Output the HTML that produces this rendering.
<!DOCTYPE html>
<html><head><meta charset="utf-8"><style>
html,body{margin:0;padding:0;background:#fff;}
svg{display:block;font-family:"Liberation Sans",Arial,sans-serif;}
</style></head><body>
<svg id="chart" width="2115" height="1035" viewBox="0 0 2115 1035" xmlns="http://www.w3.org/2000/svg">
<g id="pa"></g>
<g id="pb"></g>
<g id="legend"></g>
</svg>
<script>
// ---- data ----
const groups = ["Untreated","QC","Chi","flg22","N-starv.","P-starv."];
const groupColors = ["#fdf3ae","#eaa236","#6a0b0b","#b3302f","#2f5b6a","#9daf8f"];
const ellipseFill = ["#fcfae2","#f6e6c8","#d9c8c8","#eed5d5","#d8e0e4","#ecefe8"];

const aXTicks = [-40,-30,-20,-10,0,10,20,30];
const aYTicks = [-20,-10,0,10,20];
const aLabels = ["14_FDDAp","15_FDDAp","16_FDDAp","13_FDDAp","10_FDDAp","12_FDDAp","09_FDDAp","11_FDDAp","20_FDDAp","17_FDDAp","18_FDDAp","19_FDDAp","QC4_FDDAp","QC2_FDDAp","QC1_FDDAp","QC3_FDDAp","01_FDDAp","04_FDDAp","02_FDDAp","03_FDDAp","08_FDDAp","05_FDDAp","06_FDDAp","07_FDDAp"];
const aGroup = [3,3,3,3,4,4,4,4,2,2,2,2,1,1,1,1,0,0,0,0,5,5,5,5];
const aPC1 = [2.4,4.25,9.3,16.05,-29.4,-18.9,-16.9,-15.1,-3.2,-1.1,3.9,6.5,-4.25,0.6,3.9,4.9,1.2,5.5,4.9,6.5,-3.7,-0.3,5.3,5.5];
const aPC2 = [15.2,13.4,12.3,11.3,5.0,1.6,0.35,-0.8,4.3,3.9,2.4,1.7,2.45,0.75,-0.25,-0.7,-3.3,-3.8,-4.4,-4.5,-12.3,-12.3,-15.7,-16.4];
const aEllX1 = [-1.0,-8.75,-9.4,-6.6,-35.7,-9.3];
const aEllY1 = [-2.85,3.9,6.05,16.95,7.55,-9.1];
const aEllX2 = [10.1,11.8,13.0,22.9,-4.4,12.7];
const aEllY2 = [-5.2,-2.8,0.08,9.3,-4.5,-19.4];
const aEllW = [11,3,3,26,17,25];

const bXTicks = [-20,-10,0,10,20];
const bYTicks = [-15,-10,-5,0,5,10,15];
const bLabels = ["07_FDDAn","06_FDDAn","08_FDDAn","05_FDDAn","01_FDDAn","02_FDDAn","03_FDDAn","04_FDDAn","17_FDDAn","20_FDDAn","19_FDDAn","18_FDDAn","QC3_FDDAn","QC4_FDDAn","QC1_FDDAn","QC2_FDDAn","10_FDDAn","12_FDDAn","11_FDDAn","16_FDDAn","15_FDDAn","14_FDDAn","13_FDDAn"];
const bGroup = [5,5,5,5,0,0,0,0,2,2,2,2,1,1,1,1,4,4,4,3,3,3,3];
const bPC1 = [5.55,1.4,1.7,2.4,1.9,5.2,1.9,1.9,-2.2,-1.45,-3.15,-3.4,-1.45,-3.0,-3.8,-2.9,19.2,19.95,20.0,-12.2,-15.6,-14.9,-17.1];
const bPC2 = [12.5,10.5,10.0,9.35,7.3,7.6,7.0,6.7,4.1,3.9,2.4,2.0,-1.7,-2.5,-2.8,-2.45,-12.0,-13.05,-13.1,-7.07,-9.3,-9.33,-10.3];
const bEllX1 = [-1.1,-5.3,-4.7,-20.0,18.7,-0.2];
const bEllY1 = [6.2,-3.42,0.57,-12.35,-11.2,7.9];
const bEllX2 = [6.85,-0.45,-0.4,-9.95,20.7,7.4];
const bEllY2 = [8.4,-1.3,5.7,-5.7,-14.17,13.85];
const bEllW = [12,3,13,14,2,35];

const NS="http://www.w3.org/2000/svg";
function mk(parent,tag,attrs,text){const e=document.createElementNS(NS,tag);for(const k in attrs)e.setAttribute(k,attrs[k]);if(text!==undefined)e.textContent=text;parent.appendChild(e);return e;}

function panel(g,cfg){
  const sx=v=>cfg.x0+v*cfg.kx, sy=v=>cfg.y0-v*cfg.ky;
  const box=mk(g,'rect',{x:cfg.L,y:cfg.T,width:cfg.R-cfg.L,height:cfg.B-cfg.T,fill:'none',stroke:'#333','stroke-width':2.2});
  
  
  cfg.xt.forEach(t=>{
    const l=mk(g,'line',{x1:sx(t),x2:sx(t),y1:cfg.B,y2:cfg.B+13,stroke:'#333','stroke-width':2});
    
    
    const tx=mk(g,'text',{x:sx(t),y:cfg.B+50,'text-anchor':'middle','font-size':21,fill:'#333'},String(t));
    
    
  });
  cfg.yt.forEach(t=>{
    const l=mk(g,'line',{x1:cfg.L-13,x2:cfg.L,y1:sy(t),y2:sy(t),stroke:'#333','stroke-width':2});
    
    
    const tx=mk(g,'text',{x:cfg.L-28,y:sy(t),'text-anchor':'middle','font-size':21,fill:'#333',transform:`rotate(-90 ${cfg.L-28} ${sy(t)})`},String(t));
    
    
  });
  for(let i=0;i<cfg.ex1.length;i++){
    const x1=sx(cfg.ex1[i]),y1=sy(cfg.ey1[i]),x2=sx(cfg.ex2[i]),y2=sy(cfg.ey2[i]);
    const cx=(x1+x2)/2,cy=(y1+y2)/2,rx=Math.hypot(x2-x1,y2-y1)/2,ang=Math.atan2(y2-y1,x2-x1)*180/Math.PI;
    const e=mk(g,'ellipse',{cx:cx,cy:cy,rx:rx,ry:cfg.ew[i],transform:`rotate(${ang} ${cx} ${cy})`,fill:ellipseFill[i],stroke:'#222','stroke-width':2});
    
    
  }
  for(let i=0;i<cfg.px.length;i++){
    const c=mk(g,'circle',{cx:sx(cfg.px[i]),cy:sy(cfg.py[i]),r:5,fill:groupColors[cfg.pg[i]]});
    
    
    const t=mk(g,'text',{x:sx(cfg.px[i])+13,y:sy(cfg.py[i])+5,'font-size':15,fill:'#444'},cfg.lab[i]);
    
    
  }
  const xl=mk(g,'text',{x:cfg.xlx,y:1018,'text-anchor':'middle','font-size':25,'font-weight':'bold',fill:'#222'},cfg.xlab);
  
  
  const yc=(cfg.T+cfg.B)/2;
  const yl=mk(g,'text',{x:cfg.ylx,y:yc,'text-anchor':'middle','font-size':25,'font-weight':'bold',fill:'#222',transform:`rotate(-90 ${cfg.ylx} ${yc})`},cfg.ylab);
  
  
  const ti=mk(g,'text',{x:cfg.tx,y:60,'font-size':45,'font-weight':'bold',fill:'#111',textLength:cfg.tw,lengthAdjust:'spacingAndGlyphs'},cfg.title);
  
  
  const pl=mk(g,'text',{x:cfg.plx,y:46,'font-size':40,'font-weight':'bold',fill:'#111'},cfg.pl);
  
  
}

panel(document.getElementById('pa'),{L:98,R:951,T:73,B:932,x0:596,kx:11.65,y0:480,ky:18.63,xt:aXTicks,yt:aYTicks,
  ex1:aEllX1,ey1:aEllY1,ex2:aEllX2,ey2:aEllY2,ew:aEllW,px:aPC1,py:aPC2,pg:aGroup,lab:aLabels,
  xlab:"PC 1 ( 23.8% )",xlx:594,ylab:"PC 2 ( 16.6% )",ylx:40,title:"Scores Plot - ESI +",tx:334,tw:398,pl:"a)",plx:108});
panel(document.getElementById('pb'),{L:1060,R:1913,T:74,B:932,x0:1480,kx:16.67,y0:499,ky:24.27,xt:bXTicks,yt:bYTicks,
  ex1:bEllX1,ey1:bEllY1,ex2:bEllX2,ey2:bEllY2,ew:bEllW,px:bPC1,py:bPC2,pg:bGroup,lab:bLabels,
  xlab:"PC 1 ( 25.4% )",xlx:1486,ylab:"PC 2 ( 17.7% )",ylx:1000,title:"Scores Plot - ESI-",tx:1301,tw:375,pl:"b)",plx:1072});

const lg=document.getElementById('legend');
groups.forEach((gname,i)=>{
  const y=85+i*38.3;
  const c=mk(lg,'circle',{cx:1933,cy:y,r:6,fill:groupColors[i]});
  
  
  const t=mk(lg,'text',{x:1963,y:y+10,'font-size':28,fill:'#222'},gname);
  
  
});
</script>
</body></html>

OBJECTIVE: Lines from the start of the material above through the line containing "const aEllW = [11,3,3,26,17,25];" are to be duplicated exactly, and only those.

CORRECT OUTPUT:
Output the HTML that produces this rendering.
<!DOCTYPE html>
<html><head><meta charset="utf-8"><style>
html,body{margin:0;padding:0;background:#fff;}
svg{display:block;font-family:"Liberation Sans",Arial,sans-serif;}
</style></head><body>
<svg id="chart" width="2115" height="1035" viewBox="0 0 2115 1035" xmlns="http://www.w3.org/2000/svg">
<g id="pa"></g>
<g id="pb"></g>
<g id="legend"></g>
</svg>
<script>
// ---- data ----
const groups = ["Untreated","QC","Chi","flg22","N-starv.","P-starv."];
const groupColors = ["#fdf3ae","#eaa236","#6a0b0b","#b3302f","#2f5b6a","#9daf8f"];
const ellipseFill = ["#fcfae2","#f6e6c8","#d9c8c8","#eed5d5","#d8e0e4","#ecefe8"];

const aXTicks = [-40,-30,-20,-10,0,10,20,30];
const aYTicks = [-20,-10,0,10,20];
const aLabels = ["14_FDDAp","15_FDDAp","16_FDDAp","13_FDDAp","10_FDDAp","12_FDDAp","09_FDDAp","11_FDDAp","20_FDDAp","17_FDDAp","18_FDDAp","19_FDDAp","QC4_FDDAp","QC2_FDDAp","QC1_FDDAp","QC3_FDDAp","01_FDDAp","04_FDDAp","02_FDDAp","03_FDDAp","08_FDDAp","05_FDDAp","06_FDDAp","07_FDDAp"];
const aGroup = [3,3,3,3,4,4,4,4,2,2,2,2,1,1,1,1,0,0,0,0,5,5,5,5];
const aPC1 = [2.4,4.25,9.3,16.05,-29.4,-18.9,-16.9,-15.1,-3.2,-1.1,3.9,6.5,-4.25,0.6,3.9,4.9,1.2,5.5,4.9,6.5,-3.7,-0.3,5.3,5.5];
const aPC2 = [15.2,13.4,12.3,11.3,5.0,1.6,0.35,-0.8,4.3,3.9,2.4,1.7,2.45,0.75,-0.25,-0.7,-3.3,-3.8,-4.4,-4.5,-12.3,-12.3,-15.7,-16.4];
const aEllX1 = [-1.0,-8.75,-9.4,-6.6,-35.7,-9.3];
const aEllY1 = [-2.85,3.9,6.05,16.95,7.55,-9.1];
const aEllX2 = [10.1,11.8,13.0,22.9,-4.4,12.7];
const aEllY2 = [-5.2,-2.8,0.08,9.3,-4.5,-19.4];
const aEllW = [11,3,3,26,17,25];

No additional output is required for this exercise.